Top Ten Songs by Pink Floyd

Picking only 10 songs by Pink Floyd as “top” selections is a tough task. It’s like picking only ten days of the year you want to eat ice cream. Clearly you need more choices.

For every Pink Floyd song you pick there are probably two or three great ones that you can’t. The band wasn’t in the habit of making radio-ready singles and stuffing the rest of their albums with filler. Each album is as much about the total package as the individual parts, so there are seldom any “throwaway” songs, regardless of your personal taste. Even if you don’t like the style of a particular song, you can recognize its quality.

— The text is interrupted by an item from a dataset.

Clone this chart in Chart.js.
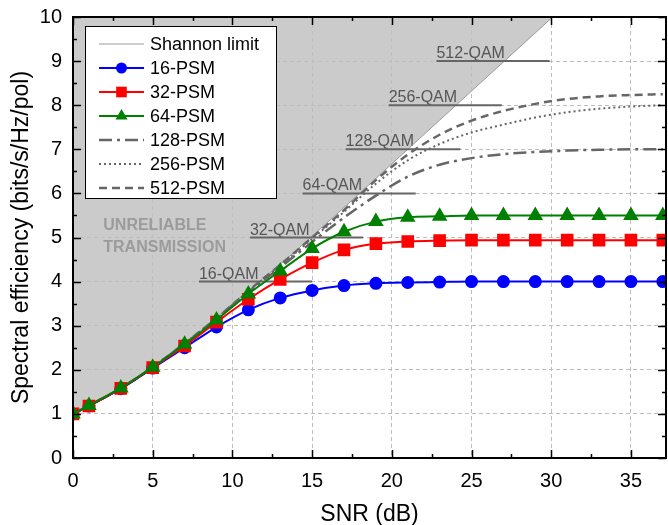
<!DOCTYPE html>
<html>
<head>
<title>Spectral efficiency vs SNR</title>
<script src="https://cdn.jsdelivr.net/npm/chart.js"></script>
<style>
    body { margin: 0; background: #fff; }
</style>
</head>
<body>
<canvas id="chart" width="668" height="525"></canvas>
<script>
    // SNR points (dB) where the curves were read
    const snr = [0, 1, 3, 5, 7, 9, 11, 13, 15, 17, 19, 21, 23, 25, 27, 29, 31, 33, 35, 37];
    const psm16  = [1.0, 1.18, 1.57, 2.04, 2.50, 2.97, 3.36, 3.63, 3.80, 3.91, 3.96, 3.98, 3.99, 4.0, 4.0, 4.0, 4.0, 4.0, 4.0, 4.0];
    const psm32  = [1.0, 1.18, 1.58, 2.05, 2.54, 3.08, 3.60, 4.05, 4.43, 4.72, 4.86, 4.91, 4.93, 4.94, 4.94, 4.94, 4.94, 4.94, 4.94, 4.94];
    const psm64  = [1.0, 1.19, 1.59, 2.06, 2.58, 3.13, 3.72, 4.24, 4.75, 5.13, 5.36, 5.46, 5.48, 5.5, 5.5, 5.5, 5.5, 5.5, 5.5, 5.5];
    const psm128 = [1.0, 1.19, 1.58, 2.06, 2.59, 3.16, 3.76, 4.32, 4.90, 5.45, 5.95, 6.38, 6.65, 6.80, 6.89, 6.94, 6.97, 6.99, 7.0, 7.0];
    const psm256 = [1.0, 1.19, 1.58, 2.06, 2.60, 3.17, 3.78, 4.36, 4.97, 5.58, 6.22, 6.75, 7.12, 7.38, 7.56, 7.72, 7.84, 7.92, 7.97, 8.0];
    const psm512 = [1.0, 1.19, 1.58, 2.06, 2.60, 3.17, 3.79, 4.38, 5.00, 5.62, 6.30, 6.88, 7.33, 7.65, 7.87, 8.03, 8.14, 8.20, 8.23, 8.25];

    const shannonSnr = [0, 1, 3, 5, 7, 9, 11, 13, 15, 17, 19, 21, 23, 25, 27, 29, 31];
    const shannon    = [1.0, 1.19, 1.58, 2.06, 2.60, 3.18, 3.80, 4.39, 5.03, 5.68, 6.34, 7.0, 7.66, 8.32, 8.98, 9.64, 10.3];

    // QAM reference levels
    const qamNames = ['16-QAM', '32-QAM', '64-QAM', '128-QAM', '256-QAM', '512-QAM'];
    const qamLevel = [4, 5, 6, 7, 8, 9];
    const qamStart = [7.9, 11.1, 14.4, 17.1, 19.8, 22.8];
    const qamEnd   = [15.0, 18.2, 21.5, 24.3, 26.9, 29.9];

    const xTicks = [0, 5, 10, 15, 20, 25, 30, 35];
    const yTicks = [0, 1, 2, 3, 4, 5, 6, 7, 8, 9, 10];

    const FONT = '"Liberation Sans", Arial, sans-serif';

    function pts(xs, ys) {
        return xs.map((x, i) => ({ x: x, y: ys[i] }));
    }

    const datasets = [
        { label: 'Shannon limit', data: pts(shannonSnr, shannon), borderColor: '#9a9a9a', borderWidth: 1,
          pointRadius: 0, fill: 'end', backgroundColor: '#cbcbcb', order: 6 },
        { label: '16-PSM', data: pts(snr, psm16), borderColor: '#0000ff', backgroundColor: '#0000ff', borderWidth: 2,
          pointStyle: 'circle', pointRadius: 5.5, order: 3 },
        { label: '32-PSM', data: pts(snr, psm32), borderColor: '#ff0000', backgroundColor: '#ff0000', borderWidth: 2,
          pointStyle: 'rect', pointRadius: 7.5, order: 2 },
        { label: '64-PSM', data: pts(snr, psm64), borderColor: '#008000', backgroundColor: '#008000', borderWidth: 2,
          pointStyle: 'triangle', pointRadius: 7, order: 1 },
        { label: '128-PSM', data: pts(snr, psm128), borderColor: '#666', borderWidth: 2.5, borderDash: [13, 5, 3, 5],
          pointRadius: 0, order: 4 },
        { label: '256-PSM', data: pts(snr, psm256), borderColor: '#666', borderWidth: 2, borderDash: [2, 3],
          pointRadius: 0, order: 4 },
        { label: '512-PSM', data: pts(snr, psm512), borderColor: '#666', borderWidth: 2.5, borderDash: [8, 5],
          pointRadius: 0, order: 4 }
    ];
    qamNames.forEach((n, i) => {
        datasets.push({ label: n, data: [{ x: qamStart[i], y: qamLevel[i] }, { x: qamEnd[i], y: qamLevel[i] }],
            borderColor: '#666', borderWidth: 2, pointRadius: 0, order: 5 });
    });

    function drawMarker(ctx, style, x, y, r, color) {
        ctx.fillStyle = color;
        ctx.beginPath();
        if (style === 'circle') {
            ctx.arc(x, y, r, 0, Math.PI * 2);
        } else if (style === 'rect') {
            const s = r * Math.SQRT1_2;
            ctx.rect(x - s, y - s, 2 * s, 2 * s);
        } else if (style === 'triangle') {
            ctx.moveTo(x, y - r);
            ctx.lineTo(x + r * 0.866, y + r * 0.5);
            ctx.lineTo(x - r * 0.866, y + r * 0.5);
            ctx.closePath();
        }
        ctx.fill();
    }

    const decor = {
        id: 'decor',
        beforeDatasetsDraw(chart) {
            const ctx = chart.ctx;
            const xs = chart.scales.x, ys = chart.scales.y;
            ctx.save();
            ctx.font = 'bold 16px ' + FONT;
            ctx.fillStyle = '#9b9b9b';
            ctx.textBaseline = 'middle';
            ctx.fillText('UNRELIABLE', xs.getPixelForValue(1.9), ys.getPixelForValue(5.26));
            ctx.fillText('TRANSMISSION', xs.getPixelForValue(1.9), ys.getPixelForValue(4.76));
            ctx.font = '16px ' + FONT;
            ctx.fillStyle = '#555';
            ctx.textBaseline = 'alphabetic';
            qamNames.forEach((n, i) => {
                ctx.fillText(n, xs.getPixelForValue(qamStart[i]), ys.getPixelForValue(qamLevel[i]) - 3);
            });
            ctx.restore();
        },
        afterDraw(chart) {
            const ctx = chart.ctx;
            const xs = chart.scales.x, ys = chart.scales.y;
            const { left, right, top, bottom } = chart.chartArea;
            ctx.save();
            ctx.strokeStyle = '#000';
            ctx.lineWidth = 1.5;
            ctx.beginPath();
            for (let v = 0; v <= xs.max; v += 2.5) {
                const px = Math.round(xs.getPixelForValue(v)) + 0.5;
                const len = v % 5 === 0 ? 8 : 4;
                ctx.moveTo(px, bottom); ctx.lineTo(px, bottom - len);
                ctx.moveTo(px, top); ctx.lineTo(px, top + len);
            }
            for (let v = 0; v <= 10; v += 0.5) {
                const py = Math.round(ys.getPixelForValue(v)) + 0.5;
                const len = v % 1 === 0 ? 8 : 4;
                ctx.moveTo(left, py); ctx.lineTo(left + len, py);
                ctx.moveTo(right, py); ctx.lineTo(right - len, py);
            }
            ctx.stroke();
            ctx.lineWidth = 2;
            ctx.strokeRect(left, top, right - left, bottom - top);

            // legend box
            const bx = 85, by = 26, bw = 191, bh = 172;
            ctx.fillStyle = '#fff';
            ctx.fillRect(bx, by, bw, bh);
            ctx.lineWidth = 1;
            ctx.strokeStyle = '#000';
            ctx.strokeRect(bx + 0.5, by + 0.5, bw, bh);
            ctx.font = '18px ' + FONT;
            ctx.textBaseline = 'middle';
            for (let i = 0; i < 7; i++) {
                const ds = chart.data.datasets[i];
                const y = 44 + i * 24;
                ctx.strokeStyle = ds.borderColor;
                ctx.lineWidth = ds.borderWidth;
                ctx.setLineDash(ds.borderDash || []);
                ctx.beginPath();
                ctx.moveTo(99, y); ctx.lineTo(144, y);
                ctx.stroke();
                ctx.setLineDash([]);
                if (ds.pointRadius) drawMarker(ctx, ds.pointStyle, 121.5, y, ds.pointRadius, ds.backgroundColor);
                ctx.fillStyle = '#000';
                ctx.fillText(ds.label, 150, y + 1);
            }
            ctx.restore();
        }
    };

    new Chart(document.getElementById('chart').getContext('2d'), {
        type: 'line',
        data: { datasets: datasets },
        options: {
            responsive: false,
            animation: false,
            layout: { autoPadding: false, padding: { top: 17, right: 2, left: 0, bottom: 0 } },
            elements: { line: { cubicInterpolationMode: 'monotone', fill: false } },
            plugins: {
                legend: { display: false },
                tooltip: { enabled: false },
                filler: { drawTime: 'beforeDraw' }
            },
            scales: {
                x: {
                    type: 'linear', min: 0, max: 37.2,
                    afterFit: s => { s.height = 67; s.paddingLeft = 0; s.paddingRight = 0; },
                    afterBuildTicks: s => { s.ticks = xTicks.map(v => ({ value: v })); },
                    ticks: { padding: 11, color: '#000', font: { size: 20, family: FONT } },
                    grid: { color: '#bdbdbd', drawTicks: false },
                    border: { display: false, dash: [4, 3] },
                    title: { display: true, text: 'SNR (dB)', color: '#000', font: { size: 23, family: FONT },
                             padding: { top: 0, bottom: -3 } }
                },
                y: {
                    type: 'linear', min: 0, max: 10,
                    afterFit: s => { s.width = 73; s.paddingTop = 0; s.paddingBottom = 0; },
                    afterBuildTicks: s => { s.ticks = yTicks.map(v => ({ value: v })); },
                    ticks: { padding: 11, color: '#000', font: { size: 20, family: FONT } },
                    grid: { color: '#bdbdbd', drawTicks: false },
                    border: { display: false, dash: [4, 3] },
                    title: { display: true, text: 'Spectral efficiency (bits/s/Hz/pol)', color: '#000',
                             font: { size: 23, family: FONT }, padding: { top: 8, bottom: 0 } }
                }
            }
        },
        plugins: [decor]
    });
</script>
</body>
</html>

It’s also tough to choose just 10 songs by Pink Floyd because their songs were so good on so many levels. It’s a combination of the music, lyrics, and message that makes Pink Floyd’s work so awe-inspiring.

Thad said, here are my top ten Pink Floyd songs, in no particular order:

Pigs (Three Different Ones)

This is classic Pink Floyd. A long, melodic journey, with themes that reoccur throughout the song, musically and otherwise, trippy effects, social commentary, and actual oinking that only adds to the thinly veiled metaphor. Off their 1977 album “Animals,” this song is in very good company on that album.

Shine On You Crazy Diamond

Ominous, beautiful, heavenly, haunting, there aren’t enough adjectives to describe this song. Off 1975’s “Wish You Were Here,” a group of songs reportedly dedicated to the group’s original frontman, Syd Barrett, this is the kind of song that transports you to a place where petty problems don’t exist. If you ever see this song performed live, it will wash you clean.

Echoes

23 minutes long, off of “Meddle,” this is strange, stirring and suspenseful, defined as much by what is happening as what’s about to.

Another Brick In the Wall, Part 2

For anyone who’s even remotely a Pink Floyd fan this song likely needs no introduction. Off the concept album “The Wall” about a rock star’s mental breakdown, this song is about his abuse at school as a child. Remember “If you don’t eat your meat, then you can’t have any pudding!! How can you have any pudding if you don’t eat your meat??!” at the end of the song. This is definitely more rock than psychedelic.

*Tie Between “Young Lust” and “Have A Cigar”

Okay, I’m kind of cheating. But anyway. “Young Lust,” also off “The Wall,” is more of a rock number with a funk edge, melodic, classic Floyd. And it’s about groupies. “Have A Cigar” is some weird, supercool psychedelic funk off “Wish You Were Here” about The Man, who is not cool at all. It features one of the greatest chord progressions of all time.

“Speak To Me/Breathe”

Pure brilliance, from throbbing beginning to calming end. This is the opening song on 1973’s “Dark Side of the Moon,” one of the best-selling albums of all time.

Comfortably Numb

Heavy, eerie, this is a great song. Also off “The Wall.”

Us and Them

A brilliant song, not just because of the music, but because of the message. This is a commentary on the irrationality of war. Obviously it is still relevant today.

“Any Colour You Like”

Soothing. Like so many songs on “Dark Side of the Moon,” psychedelic. But you don’t have to be spaced out on four varieties of illegal substances to enjoy this song. In any state of mind, it’ll improve your state of mind. This is also another great song to see performed live.

Wish You Were Here

This had to make the list, only because it’s so popular and so recognizable, but doesn’t have any of the failings of the typical pop hit – short but not formulaic, with the signature Pink Floyd lyricism .. “did you exchange a walk-on part in the war, for a lead role in a cage?” This is a beautiful, melancholy song, and if you ever see it in concert, you know everyone will be singing along.